Are We Really No Longer a Christian Nation?

Are We Really No Longer a Christian Nation?

In June 2006, President Obama made a speech in which he said, “Whatever we once were, we are no longer a Christian nation – at least, not just. We are also a Jewish nation, a Muslim nation, a Buddhist nation, and a Hindu nation, and a nation of nonbelievers.” This statement was followed up in his inaugural address when he said, “”For we know that our patchwork heritage is a strength, not a weakness. We are a nation of Christians and Muslims, Jews and Hindus — and nonbelievers…” Then, in April of this year, President Obama stated at a press conference in Turkey that Americans “do not consider ourselves a Christian nation, or a Muslim nation, but rather, a nation of citizens who are bound by a set of values.”

There has been a great deal of controversy surrounding these statements. As we examine his words, there are two ways to evaluate what he said. On the one hand, Obama is recognizing the increasing numbers and influence of people who do not claim the Christian faith. On the other hand we see a denigrating of the very founding principles of the American nation. Let’s break this down a little bit.

First of all, we need to recognize that America is not a Theocracy – never has been. One of the basic principles of the founding of this nation was that we would not have a state church. Freedom of religion has been one of the foundational principles in America since its founding. No one wants any church hierarchy to dominate the American scene. Americans are free, and have always been free, to choose their own beliefs and to follow them. In that sense, Obama is correct.

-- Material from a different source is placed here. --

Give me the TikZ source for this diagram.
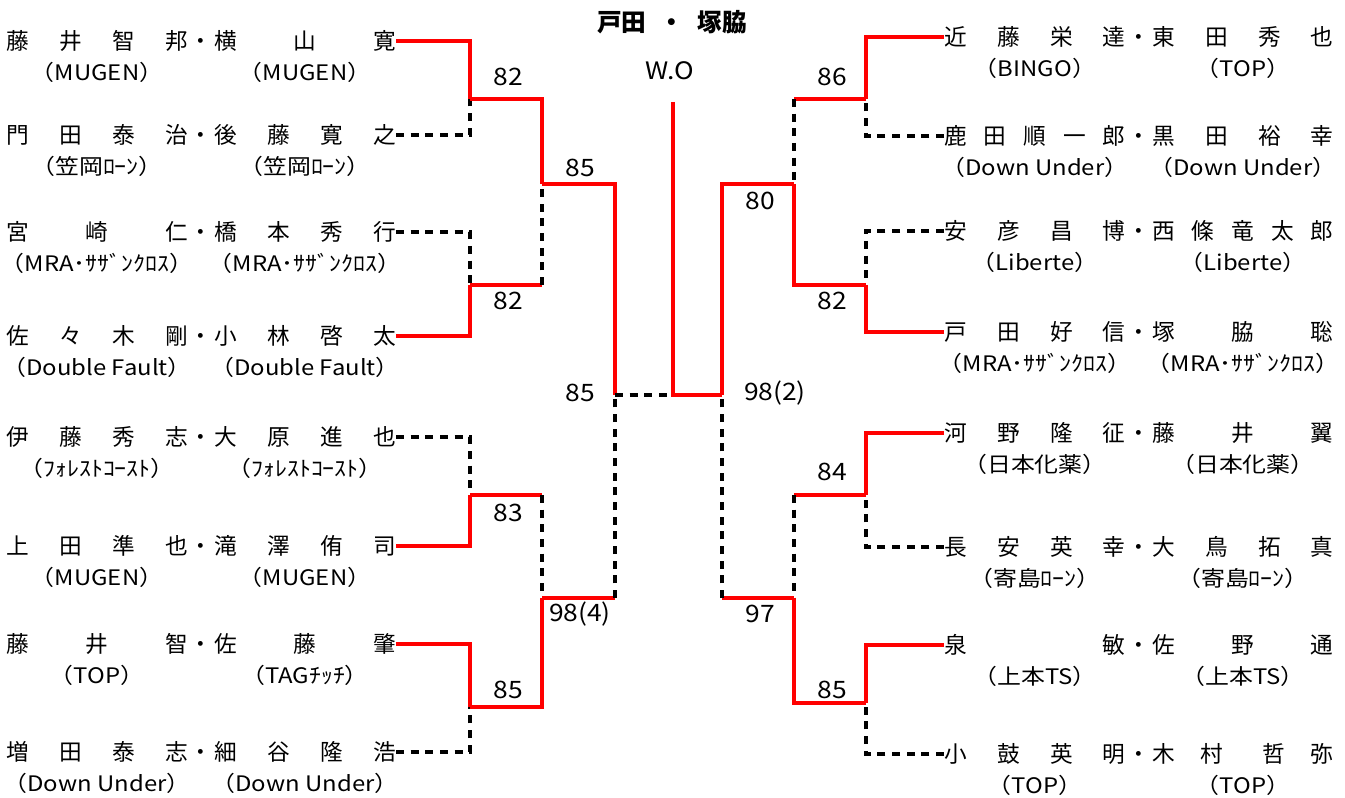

From another perspective, though, it can be said that we are a Christian nation. That is, the concepts which underlie our culture and our laws are unquestionably Christian. The very concept of a nation under the rule of law, of private ownership of property, of individual freedom, of man as a fallen creature, of impartial justice and many others are directly attributable to a Christian worldview. In that sense, we are a Christian nation.

Ultimately, we must come to a place where we acknowledge that the foundation of any and every society is based on some set of beliefs. Our nation was founded on a set of principles which specifically reflected Christian beliefs. What we see today is a move to shift the foundation to a different set of worldview beliefs. Those who want to generate this change try to make the case that we need a set of foundational beliefs which are not religious because we are no longer a religious people as we used to be. What is being left out of the conversation is that the foundation that they want to shift to is also religious in nature – that is, it is based on a set of faith assumptions that there is no transcendent God who has revealed himself and his ways. As such, according to those who want change, we are obliged to make our own rules based on principles the are convenient for us.

The things that make America a Christian (or not a Christian) nation are not based on the number of people who claim to be Christians. It is established on whether or not the principles of the society operate from a Christian or some other worldview.

Up until now, we have pretty much been a Christian nation based on the fact that our foundational principles have been Christian principles. But that seems to be changing. Rather than a society based on the rule of law, we are moving toward a society based on the rule of those in power. Rather than the private ownership of property, we are moving toward state ownership. Rather than individual freedom, we are moving toward the primacy of the collective. Rather than understanding man as a fallen creature, we are moving toward a belief that man is essentially good. Rather than impartial justice, we are moving toward social justice based on perceived inequities from history.

It is hard to say, at this point, exactly how far down the road we have come. But it can definitely be argued that we are moving away from our foundation as a Christian nation. As Christians, we really ought to be pushing back against this drift. But our push can’t simply be in the political arena. We cannot neglect politics, but the core of the problem is in the hearts and minds of the individuals in society. The only way the real problem will ever be solved is for Christians to be faithful in sharing the gospel of Christ with the increasingly non-Christian society that is America. It is not too late. Revival can still come to America and turn things around. But it will not happen without the intentional and energetic effort of those who name the name of Christ.